EXERCISE DIRECTIONS :: Retype exactly the lines from the first one through the line with "d * Math.PI", including both ends; skip any pictures.

MATERIAL PROVIDED ::
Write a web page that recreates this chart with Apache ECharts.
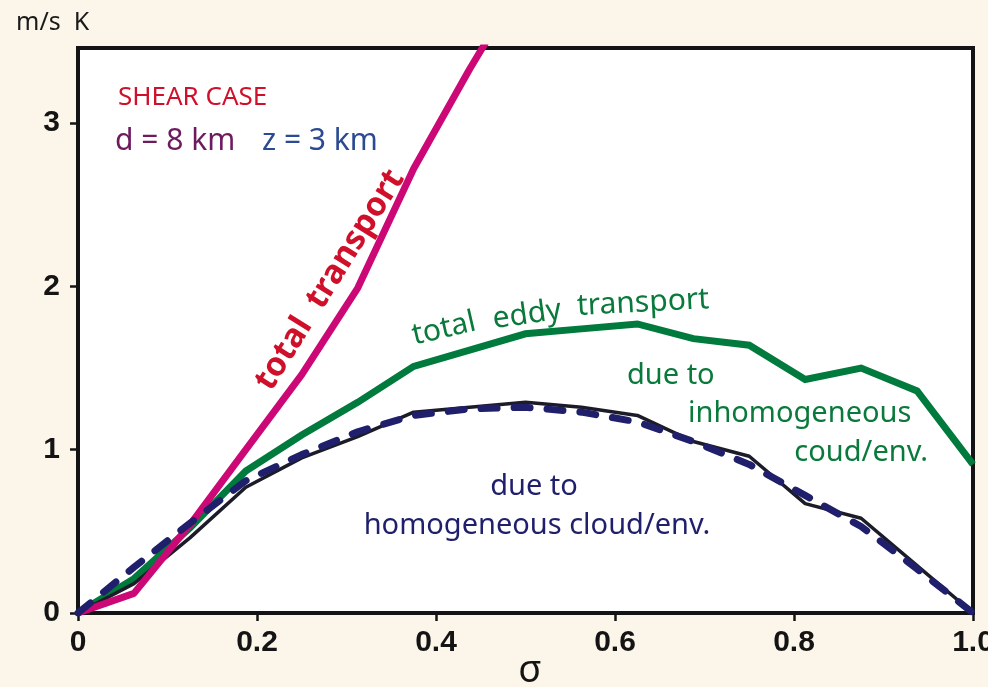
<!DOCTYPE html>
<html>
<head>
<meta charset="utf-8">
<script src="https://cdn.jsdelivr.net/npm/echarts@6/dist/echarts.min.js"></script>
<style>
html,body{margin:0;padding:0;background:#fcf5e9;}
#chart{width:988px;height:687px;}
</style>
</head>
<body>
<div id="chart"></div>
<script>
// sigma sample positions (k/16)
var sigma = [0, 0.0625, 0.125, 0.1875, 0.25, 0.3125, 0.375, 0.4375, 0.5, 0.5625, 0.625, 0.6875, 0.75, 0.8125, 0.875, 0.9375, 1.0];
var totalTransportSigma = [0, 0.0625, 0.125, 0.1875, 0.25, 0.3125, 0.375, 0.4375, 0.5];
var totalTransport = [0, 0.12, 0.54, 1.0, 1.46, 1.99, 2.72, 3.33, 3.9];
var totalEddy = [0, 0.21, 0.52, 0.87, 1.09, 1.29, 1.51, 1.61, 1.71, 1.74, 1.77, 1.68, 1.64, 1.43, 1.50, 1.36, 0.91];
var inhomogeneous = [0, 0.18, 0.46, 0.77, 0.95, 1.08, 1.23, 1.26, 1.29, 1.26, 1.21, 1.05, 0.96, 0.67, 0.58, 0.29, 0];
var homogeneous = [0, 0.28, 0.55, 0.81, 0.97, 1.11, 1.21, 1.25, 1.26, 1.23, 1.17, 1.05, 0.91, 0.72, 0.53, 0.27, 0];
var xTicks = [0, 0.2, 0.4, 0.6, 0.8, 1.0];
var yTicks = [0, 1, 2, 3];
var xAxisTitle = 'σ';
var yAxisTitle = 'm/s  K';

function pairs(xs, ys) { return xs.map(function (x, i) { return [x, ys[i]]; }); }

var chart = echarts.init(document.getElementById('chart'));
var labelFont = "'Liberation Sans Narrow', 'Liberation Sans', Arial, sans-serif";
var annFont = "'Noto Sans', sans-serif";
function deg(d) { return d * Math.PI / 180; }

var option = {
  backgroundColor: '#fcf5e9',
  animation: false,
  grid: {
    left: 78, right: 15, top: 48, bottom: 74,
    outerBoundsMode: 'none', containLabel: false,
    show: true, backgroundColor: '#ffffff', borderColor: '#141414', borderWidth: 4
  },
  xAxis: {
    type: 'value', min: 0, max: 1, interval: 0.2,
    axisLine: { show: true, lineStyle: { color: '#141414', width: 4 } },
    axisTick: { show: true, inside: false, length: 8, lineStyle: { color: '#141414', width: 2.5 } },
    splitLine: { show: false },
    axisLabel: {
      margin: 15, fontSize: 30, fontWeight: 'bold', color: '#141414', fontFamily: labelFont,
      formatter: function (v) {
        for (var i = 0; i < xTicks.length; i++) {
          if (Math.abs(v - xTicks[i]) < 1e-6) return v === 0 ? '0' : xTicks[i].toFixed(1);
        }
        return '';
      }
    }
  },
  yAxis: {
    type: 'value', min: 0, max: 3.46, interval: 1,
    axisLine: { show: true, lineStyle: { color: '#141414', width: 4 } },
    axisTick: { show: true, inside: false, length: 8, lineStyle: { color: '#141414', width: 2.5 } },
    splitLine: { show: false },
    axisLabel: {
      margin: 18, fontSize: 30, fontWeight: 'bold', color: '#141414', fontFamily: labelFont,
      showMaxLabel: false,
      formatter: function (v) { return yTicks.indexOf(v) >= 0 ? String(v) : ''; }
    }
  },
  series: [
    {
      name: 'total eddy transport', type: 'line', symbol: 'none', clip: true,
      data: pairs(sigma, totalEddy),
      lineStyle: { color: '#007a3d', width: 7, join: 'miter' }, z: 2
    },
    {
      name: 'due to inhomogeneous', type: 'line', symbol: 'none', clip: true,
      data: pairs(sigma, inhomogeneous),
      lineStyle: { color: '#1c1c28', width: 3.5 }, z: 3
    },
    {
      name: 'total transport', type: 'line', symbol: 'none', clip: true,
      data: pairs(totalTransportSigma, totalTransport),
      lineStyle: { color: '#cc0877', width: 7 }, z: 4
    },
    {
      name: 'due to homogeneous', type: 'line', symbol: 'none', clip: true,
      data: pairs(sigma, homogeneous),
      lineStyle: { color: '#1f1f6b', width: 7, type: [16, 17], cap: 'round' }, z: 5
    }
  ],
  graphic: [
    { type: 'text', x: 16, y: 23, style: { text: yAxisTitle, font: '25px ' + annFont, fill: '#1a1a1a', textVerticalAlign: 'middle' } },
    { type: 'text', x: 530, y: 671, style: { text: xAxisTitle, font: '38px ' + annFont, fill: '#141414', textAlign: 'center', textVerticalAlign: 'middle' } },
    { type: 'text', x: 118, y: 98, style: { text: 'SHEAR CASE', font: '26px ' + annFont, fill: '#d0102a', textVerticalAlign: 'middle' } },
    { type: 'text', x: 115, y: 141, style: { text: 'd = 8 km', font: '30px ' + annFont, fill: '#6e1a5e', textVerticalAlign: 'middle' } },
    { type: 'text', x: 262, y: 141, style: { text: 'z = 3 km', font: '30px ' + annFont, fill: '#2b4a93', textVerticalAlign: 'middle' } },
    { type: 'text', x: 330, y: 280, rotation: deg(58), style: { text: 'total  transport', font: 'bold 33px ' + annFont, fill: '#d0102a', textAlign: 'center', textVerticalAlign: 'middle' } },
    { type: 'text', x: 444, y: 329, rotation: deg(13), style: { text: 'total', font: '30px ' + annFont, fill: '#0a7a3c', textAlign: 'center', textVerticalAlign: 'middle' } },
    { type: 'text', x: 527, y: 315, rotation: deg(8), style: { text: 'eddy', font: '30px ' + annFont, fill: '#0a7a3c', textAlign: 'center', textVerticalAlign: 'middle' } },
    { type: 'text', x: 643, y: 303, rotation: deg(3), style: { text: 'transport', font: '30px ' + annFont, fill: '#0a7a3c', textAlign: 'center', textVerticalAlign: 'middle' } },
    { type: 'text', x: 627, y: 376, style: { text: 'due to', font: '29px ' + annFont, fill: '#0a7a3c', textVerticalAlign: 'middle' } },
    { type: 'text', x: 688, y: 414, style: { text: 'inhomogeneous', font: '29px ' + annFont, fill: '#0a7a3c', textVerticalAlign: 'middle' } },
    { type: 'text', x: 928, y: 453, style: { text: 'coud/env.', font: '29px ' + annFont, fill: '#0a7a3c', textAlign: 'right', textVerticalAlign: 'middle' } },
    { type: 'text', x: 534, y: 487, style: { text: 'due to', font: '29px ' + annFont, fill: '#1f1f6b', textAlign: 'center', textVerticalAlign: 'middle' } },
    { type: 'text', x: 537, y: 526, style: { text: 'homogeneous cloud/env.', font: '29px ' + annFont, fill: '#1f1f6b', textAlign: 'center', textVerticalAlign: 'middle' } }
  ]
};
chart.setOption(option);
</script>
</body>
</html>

WORKED SOLUTION ::
Write a web page that recreates this chart with Apache ECharts.
<!DOCTYPE html>
<html>
<head>
<meta charset="utf-8">
<script src="https://cdn.jsdelivr.net/npm/echarts@6/dist/echarts.min.js"></script>
<style>
html,body{margin:0;padding:0;background:#fcf5e9;}
#chart{width:988px;height:687px;}
</style>
</head>
<body>
<div id="chart"></div>
<script>
// sigma sample positions (k/16)
var sigma = [0, 0.0625, 0.125, 0.1875, 0.25, 0.3125, 0.375, 0.4375, 0.5, 0.5625, 0.625, 0.6875, 0.75, 0.8125, 0.875, 0.9375, 1.0];
var totalTransportSigma = [0, 0.0625, 0.125, 0.1875, 0.25, 0.3125, 0.375, 0.4375, 0.5];
var totalTransport = [0, 0.12, 0.54, 1.0, 1.46, 1.99, 2.72, 3.33, 3.9];
var totalEddy = [0, 0.21, 0.52, 0.87, 1.09, 1.29, 1.51, 1.61, 1.71, 1.74, 1.77, 1.68, 1.64, 1.43, 1.50, 1.36, 0.91];
var inhomogeneous = [0, 0.18, 0.46, 0.77, 0.95, 1.08, 1.23, 1.26, 1.29, 1.26, 1.21, 1.05, 0.96, 0.67, 0.58, 0.29, 0];
var homogeneous = [0, 0.28, 0.55, 0.81, 0.97, 1.11, 1.21, 1.25, 1.26, 1.23, 1.17, 1.05, 0.91, 0.72, 0.53, 0.27, 0];
var xTicks = [0, 0.2, 0.4, 0.6, 0.8, 1.0];
var yTicks = [0, 1, 2, 3];
var xAxisTitle = 'σ';
var yAxisTitle = 'm/s  K';

function pairs(xs, ys) { return xs.map(function (x, i) { return [x, ys[i]]; }); }

var chart = echarts.init(document.getElementById('chart'));
var labelFont = "'Liberation Sans Narrow', 'Liberation Sans', Arial, sans-serif";
var annFont = "'Noto Sans', sans-serif";
function deg(d) { return d * Math.PI / 180; }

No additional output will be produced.